[liberationtech] Critically Examining "What Would Happen" if the U.N. (or another international body) Administered the Internet?

Bill Woodcock woody at pch.net
Tue Jul 16 15:18:06 PDT 2013


On Jul 16, 2013, at 3:08 PM, Zack Brisson <zack at thereboot.org> wrote:
> Have there been nuanced and balanced explorations of how the U.N. (or another international organ) could serve as reasonably equitable hub for a multi-stakeholder Internet from actors others than those with a clear position biasing their analysis? Having worked closely with the U.N., I am under no illusions as its infallibility or consistent effectiveness. But is this "End of the Internet/Internet Freedom" truly an inevitable outcome for either technical or political reasons?

It's not a question of the "end of the Internet," it's a question of whether the U.N. has any way to facilitate the continuance of bottom-up multistakeholder governance (since that's not how they operate, and none of their structures natively support non-governmental decision-making), and at a greater degree of remove, whether any nationalistic form of governance would, in the long run, preserve the end-to-end model.

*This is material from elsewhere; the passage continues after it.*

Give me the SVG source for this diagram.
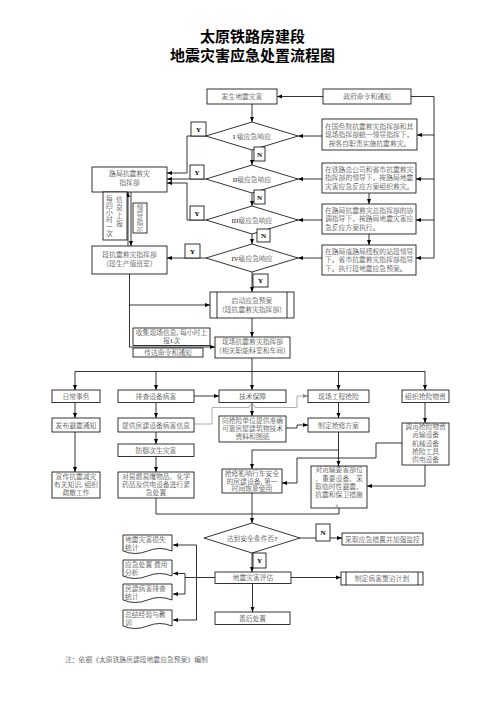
<svg xmlns="http://www.w3.org/2000/svg" width="504" height="713" viewBox="0 0 504 713">
<defs>
<style>
.b{fill:#fff;stroke:#000;stroke-width:0.8}
.t{font-family:"Liberation Serif","Noto Sans CJK SC",serif;font-size:6.8px;font-weight:300;fill:#111;text-anchor:middle}
.l{text-anchor:start}
.c{fill:none;stroke:#000;stroke-width:0.8}
.g{fill:none;stroke:#999;stroke-width:0.8}
.ar{marker-end:url(#a)}
.ag{marker-end:url(#ga)}
.yn{font-family:"Liberation Serif",serif;font-weight:bold;font-size:7px;fill:#000;text-anchor:middle}
.ti{font-family:"Noto Sans CJK SC",sans-serif;font-weight:bold;font-size:15px;fill:#000;text-anchor:middle}
</style>
<marker id="a" viewBox="0 0 10 10" refX="10" refY="5" markerWidth="5" markerHeight="5" orient="auto" markerUnits="userSpaceOnUse"><path d="M0,1 L10,5 L0,9 z" fill="#000"/></marker>
<marker id="ga" viewBox="0 0 10 10" refX="10" refY="5" markerWidth="5" markerHeight="5" orient="auto" markerUnits="userSpaceOnUse"><path d="M0,1 L10,5 L0,9 z" fill="#888"/></marker>
<path id="doc" d="M0,0 H49 V16 Q36.75,11 24.5,16 T0,16 Z"/>
</defs>
<rect width="504" height="713" fill="#fff"/>
<g id="title">
<text class="ti" x="252.5" y="41.5">太原铁路房建段</text>
<text class="ti" x="252.5" y="60.5">地震灾害应急处置流程图</text>
</g>

<g id="connectors">
<path class="c ar" d="M323,96.5 H277"/>
<path class="c ar" d="M252,104 V122"/>
<path class="c" d="M411,96.5 H434 V258"/>
<path class="c ar" d="M434,135 H417"/>
<path class="c ar" d="M434,179 H416"/>
<path class="c ar" d="M434,220 H416"/>
<path class="c ar" d="M434,258 H416"/>
<path class="c ar" d="M322,136 H298"/>
<path class="c ar" d="M322,179 H298"/>
<path class="c ar" d="M322,220 H298"/>
<path class="c ar" d="M322,258 H298"/>
<path class="c ar" d="M369,193 V204"/>
<path class="c ar" d="M369,234 V245"/>
<path class="c ar" d="M252,150 V165"/>
<path class="c ar" d="M252,193 V206"/>
<path class="c ar" d="M252,234 V244"/>
<path class="c ar" d="M252,272 V292"/>
<path class="c ar" d="M206,136 H187 V173 H167"/>
<path class="c ar" d="M206,179 H167"/>
<path class="c ar" d="M206,220 H187 V183 H167"/>
<path class="c ar" d="M206,258 H167"/>
<path class="c ar" d="M128,246 V192"/>
<path class="c ar" d="M131,192 V246"/>
<path class="c ar" d="M129.5,274 V347 H215"/>
<path class="c ar" d="M129.5,305 H210"/>
<path class="c ar" d="M252,318 V337"/>
<path class="c" d="M252,358 V371.5 M75,371.5 H425"/>
<path class="c ar" d="M75,371.5 V390"/>
<path class="c ar" d="M156,371.5 V390"/>
<path class="c ar" d="M252,371.5 V390"/>
<path class="c ar" d="M338.5,371.5 V390"/>
<path class="c ar" d="M425,371.5 V390"/>
<path class="c ar" d="M194,396 H219"/>
<path class="c ar" d="M75,402.5 V418"/>
<path class="c ar" d="M156,402.5 V418"/>
<path class="c ar" d="M252,402.5 V416"/>
<path class="c ar" d="M338.5,402.5 V418"/>
<path class="c ar" d="M425,402.5 V423"/>
<path class="g ag" d="M194,424 H212 V407.5 H249 A3,3 0 0 1 255,407.5 H297 V396 H308"/>
<path class="c ar" d="M286,428 H297 V425 H308"/>
<path class="c ar" d="M156,432 V444"/>
<path class="c ar" d="M75,432 V472"/>
<path class="c ar" d="M156,456.5 V472"/>
<path class="c ar" d="M338.5,432 V466"/>
<path class="c ar" d="M338.5,450 H252 V469"/>
<path class="c ar" d="M402,443 H376 V458 H297 V483 H282"/>
<path class="c ar" d="M425,465 V486 H367"/>
<path class="c" d="M156,498 V514 H339 V508"/>
<path class="c ar" d="M252,493 V523"/>
<path class="c ar" d="M300,538 H342"/>
<path class="c ar" d="M252,553 V572"/>
<path class="c ar" d="M291,577.5 H341"/>
<path class="c ar" d="M252.5,583.5 V612"/>
<path class="c" d="M215,577.5 H185 M185,573.5 V594 M196.5,545 V620"/>
<path class="c ar" d="M185,573.5 H173"/>
<path class="c ar" d="M185,594 H173"/>
<path class="c ar" d="M196.5,545 H173"/>
<path class="c ar" d="M196.5,620 H173"/>
</g>

<g id="n-start"><rect class="b" x="207" y="89" width="70" height="15"/><text class="t" x="242" y="99">发生地震灾害</text></g>
<g id="n-gov"><rect class="b" x="323" y="89" width="88" height="15"/><text class="t" x="367" y="99">政府命令和通知</text></g>

<g id="d1"><polygon class="b" points="206,136 252,122 298,136 252,150"/><text class="t" x="252" y="138.5">I 级应急响应</text></g>
<g id="d2"><polygon class="b" points="206,179 252,165 298,179 252,193"/><text class="t" x="252" y="181.5">II级应急响应</text></g>
<g id="d3"><polygon class="b" points="206,220 252,206 298,220 252,234"/><text class="t" x="252" y="222.5">III级应急响应</text></g>
<g id="d4"><polygon class="b" points="206,258 252,244 298,258 252,272"/><text class="t" x="252" y="260.5">IV级应急响应</text></g>

<g id="y1"><rect class="b" x="191" y="122" width="15" height="14"/><text class="yn" x="198.5" y="131.5">Y</text></g>
<g id="y2"><rect class="b" x="190" y="165" width="14" height="14"/><text class="yn" x="197" y="174.5">Y</text></g>
<g id="y3"><rect class="b" x="190" y="206" width="14" height="14"/><text class="yn" x="197" y="215.5">Y</text></g>
<g id="y4"><rect class="b" x="185" y="244" width="15" height="14"/><text class="yn" x="192.5" y="253.5">Y</text></g>
<g id="n1"><rect class="b" x="254" y="147" width="11" height="14"/><text class="yn" x="259.5" y="156.5">N</text></g>
<g id="n2"><rect class="b" x="254" y="190" width="11" height="14"/><text class="yn" x="259.5" y="199.5">N</text></g>
<g id="n3"><rect class="b" x="257" y="229" width="13" height="13"/><text class="yn" x="263.5" y="238">N</text></g>
<g id="y5"><rect class="b" x="253" y="274" width="15" height="13"/><text class="yn" x="260.5" y="283">Y</text></g>

<g id="r1"><rect class="b" x="322" y="119" width="95" height="31"/>
<text class="t l" x="325" y="128.5">在国务院抗震救灾指挥部和其</text>
<text class="t l" x="325" y="137">现场指挥部统一领导指挥下，</text>
<text class="t" x="369.5" y="145.5">按各自职责实施抗震救灾。</text></g>
<g id="r2"><rect class="b" x="322" y="163" width="94" height="30"/>
<text class="t l" x="325" y="171.5">在铁路总公司和省市抗震救灾</text>
<text class="t l" x="325" y="180">指挥部的领导下，按路局地震</text>
<text class="t l" x="325" y="188.5">灾害应急反应方案组织救灾。</text></g>
<g id="r3"><rect class="b" x="322" y="204" width="94" height="30"/>
<text class="t l" x="325" y="212.5">在路局抗震救灾总指挥部的协</text>
<text class="t l" x="325" y="221">调指导下，按路局地震灾害应</text>
<text class="t l" x="325" y="229.5">急反应方案执行。</text></g>
<g id="r4"><rect class="b" x="322" y="245" width="94" height="30"/>
<text class="t l" x="325" y="253.5">在路局或路局授权的站段领导</text>
<text class="t l" x="325" y="262">下。省市抗震救灾指挥部指导</text>
<text class="t l" x="325" y="270.5">下。执行段地震应急预案。</text></g>

<g id="n-lj"><rect class="b" x="92" y="167" width="75" height="25"/>
<text class="t" x="129.5" y="176">路局抗震救灾</text>
<text class="t" x="129.5" y="184.5">指挥部</text></g>
<g id="n-report"><rect class="b" x="103" y="192" width="24" height="48"/>
<text class="t"><tspan x="109.5" y="201">每</tspan><tspan x="109.5" y="208">四</tspan><tspan x="109.5" y="215">小</tspan><tspan x="109.5" y="222">时</tspan><tspan x="109.5" y="229">一</tspan><tspan x="109.5" y="236">次</tspan></text>
<text class="t"><tspan x="119.5" y="202">信</tspan><tspan x="119.5" y="210">息</tspan><tspan x="119.5" y="218">上</tspan><tspan x="119.5" y="226">报</tspan></text></g>
<g id="n-lead"><rect class="b" x="133" y="203" width="14" height="30"/>
<text class="t"><tspan x="140" y="210">领</tspan><tspan x="140" y="217">导</tspan><tspan x="140" y="224">指</tspan><tspan x="140" y="231">示</tspan></text></g>
<g id="n-duan"><rect class="b" x="92" y="246" width="75" height="28"/>
<text class="t" x="129.5" y="257">段抗震救灾指挥部</text>
<text class="t" x="129.5" y="265.5">（段生产值班室）</text></g>

<g id="n-qd"><rect class="b" x="210" y="292" width="84" height="26"/>
<path class="c" d="M217,292 V318 M287,292 V318"/>
<text class="t" x="252" y="302.5">启动应急预案</text>
<text class="t" x="252" y="311.5">（段抗震救灾指挥部）</text></g>
<g id="n-collect"><rect class="b" x="133" y="328" width="77" height="17.5"/>
<text class="t" x="171.5" y="335">收集现场信息, 每小时上</text>
<text class="t" x="171.5" y="342.5">报1次</text></g>
<g id="n-pass"><rect class="b" x="133" y="348" width="70" height="9"/>
<text class="t" x="168" y="355">传达命令和通知</text></g>
<g id="n-xc"><rect class="b" x="215" y="337" width="75" height="21"/>
<text class="t" x="252.5" y="344">现场抗震救灾指挥部</text>
<text class="t" x="252.5" y="352.5">（相关职能科室和车间）</text></g>

<g id="n-rc"><rect class="b" x="52" y="390" width="48" height="12.5"/><text class="t" x="76" y="398.8">日常事务</text></g>
<g id="n-pc"><rect class="b" x="118" y="390" width="76" height="12.5"/><text class="t" x="156" y="398.8">排查设备病害</text></g>
<g id="n-js"><rect class="b" x="219" y="390" width="67" height="12.5"/><text class="t" x="252.5" y="398.8">技术保障</text></g>
<g id="n-gc"><rect class="b" x="308" y="390" width="61" height="12.5"/><text class="t" x="338.5" y="398.8">现场工程抢险</text></g>
<g id="n-wz"><rect class="b" x="402" y="390" width="47" height="12.5"/><text class="t" x="425.5" y="398.8">组织抢险物资</text></g>

<g id="n-fb"><rect class="b" x="52" y="418" width="48" height="14"/><text class="t" x="76" y="427.5">发布避震通知</text></g>
<g id="n-tg"><rect class="b" x="118" y="418" width="76" height="14"/><text class="t" x="156" y="427.5">提供房建设备病害信息</text></g>
<g id="n-zl"><rect class="b" x="219" y="416" width="67" height="26"/>
<text class="t" x="252.5" y="422.5">向抢险单位提供准确</text>
<text class="t" x="252.5" y="430.5">可靠房屋建筑物技术</text>
<text class="t" x="252.5" y="438.5">资料和图纸</text></g>
<g id="n-zd"><rect class="b" x="308" y="418" width="61" height="14"/><text class="t" x="338.5" y="427.5">制定抢修方案</text></g>
<g id="n-dy"><rect class="b" x="402" y="423" width="47" height="42"/>
<text class="t" x="425.5" y="429">调运抢险物资</text>
<text class="t" x="425.5" y="437">运输设备</text>
<text class="t" x="425.5" y="445.5">机械设备</text>
<text class="t" x="425.5" y="454">抢险工具</text>
<text class="t" x="425.5" y="462">供电设备</text></g>
<g id="n-fy"><rect class="b" x="118" y="444" width="76" height="12.5"/><text class="t" x="156" y="452.8">防御次生灾害</text></g>

<g id="n-xcz"><rect class="b" x="52" y="472" width="48" height="26"/>
<text class="t" x="76" y="478.5">宣传抗震减灾</text>
<text class="t" x="76" y="486.5">有关知识, 组织</text>
<text class="t" x="76" y="494.5">疏散工作</text></g>
<g id="n-dyr"><rect class="b" x="118" y="472" width="76" height="26"/>
<text class="t" x="156" y="478.5">对易燃易爆物品、化学</text>
<text class="t" x="156" y="486.5">药品及供电设备进行紧</text>
<text class="t" x="156" y="494.5">急处置</text></g>
<g id="n-qx"><rect class="b" x="222" y="469" width="60" height="24"/>
<text class="t" x="252" y="475.5">抢修影响行车安全</text>
<text class="t" x="252" y="483.5">的房建设备, 第一</text>
<text class="t" x="252" y="491">时间恢复使用</text></g>
<g id="n-dys"><rect class="b" x="311" y="466" width="56" height="42"/>
<text class="t" x="339" y="472">对运输要害部位</text>
<text class="t" x="339" y="480.5">、重要设备、采</text>
<text class="t" x="339" y="489">取临时性避震、</text>
<text class="t" x="339" y="497">抗震和保卫措施</text>
<text class="t" x="339" y="505.5">。</text></g>

<g id="d5"><polygon class="b" points="204,538 252,523 300,538 252,553"/><text class="t" x="252" y="540.5">达到安全条件否?</text></g>
<g id="n4"><rect class="b" x="316" y="524" width="14" height="17"/><text class="yn" x="323" y="535">N</text></g>
<g id="y6"><rect class="b" x="253" y="553" width="13" height="15"/><text class="yn" x="259.5" y="563">Y</text></g>
<g id="n-cq"><rect class="b" x="342" y="533" width="81" height="12"/><text class="t" x="382.5" y="541.5">采取应急措置并加强监控</text></g>
<g id="n-pg"><rect class="b" x="215" y="572" width="76" height="11.5"/><text class="t" x="253" y="580.3">地震灾害评估</text></g>
<g id="n-zz"><rect class="b" x="341" y="572" width="82" height="13"/>
<path class="c" d="M346,572 V585 M418,572 V585"/>
<text class="t" x="382" y="581">制定病害整治计划</text></g>
<g id="n-sh"><rect class="b" x="215" y="612" width="75" height="12.5"/><text class="t" x="252.5" y="620.8">善后处置</text></g>

<g id="doc1"><use href="#doc" x="123" y="535" class="b"/>
<text class="t l" x="125" y="541.5">地震灾害损失</text><text class="t l" x="125" y="549.5">统计</text></g>
<g id="doc2"><use href="#doc" x="123" y="560" class="b"/>
<text class="t l" x="125" y="566.5">应急处置 费用</text><text class="t l" x="125" y="574.5">分析</text></g>
<g id="doc3"><use href="#doc" x="123" y="584" class="b"/>
<text class="t l" x="125" y="590.5">房建病害排查</text><text class="t l" x="125" y="598.5">统计</text></g>
<g id="doc4"><use href="#doc" x="123" y="610" class="b"/>
<text class="t l" x="125" y="616.5">总结经验与教</text><text class="t l" x="125" y="624.5">训</text></g>

<g id="footer"><text class="t l" x="65" y="662">注：依据《太原铁路房建段地震应急预案》编制</text></g>
</svg>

Most people believe that if governments were to gain control over Internet governance, that they'd do what they do with everything else, and start making national-scale divergences from the current global standards. They're strongly incentivized to do so, at the expense of global markets, and the global public, the vast majority of whom are not their constituents.  It's a potential tragedy of the commons, which is held in check by the fact that it's currently communally governed, rather than individually governed, so it's governed in the common good, rather than to the maximization of individual goods at the expense of the whole.

It's very difficult to talk for very long about the abstract theory of all this, before someone drags in the actual, more complicated, situation, wherein the U.N. isn't just the U.N., but also the ITU, and the ITU isn't just the ITU, but the ITU staff, and three camps of ITU member states that are at odds with each other, and that whole mess is just a pawn in the larger WTO chess-match, etc., etc., etc.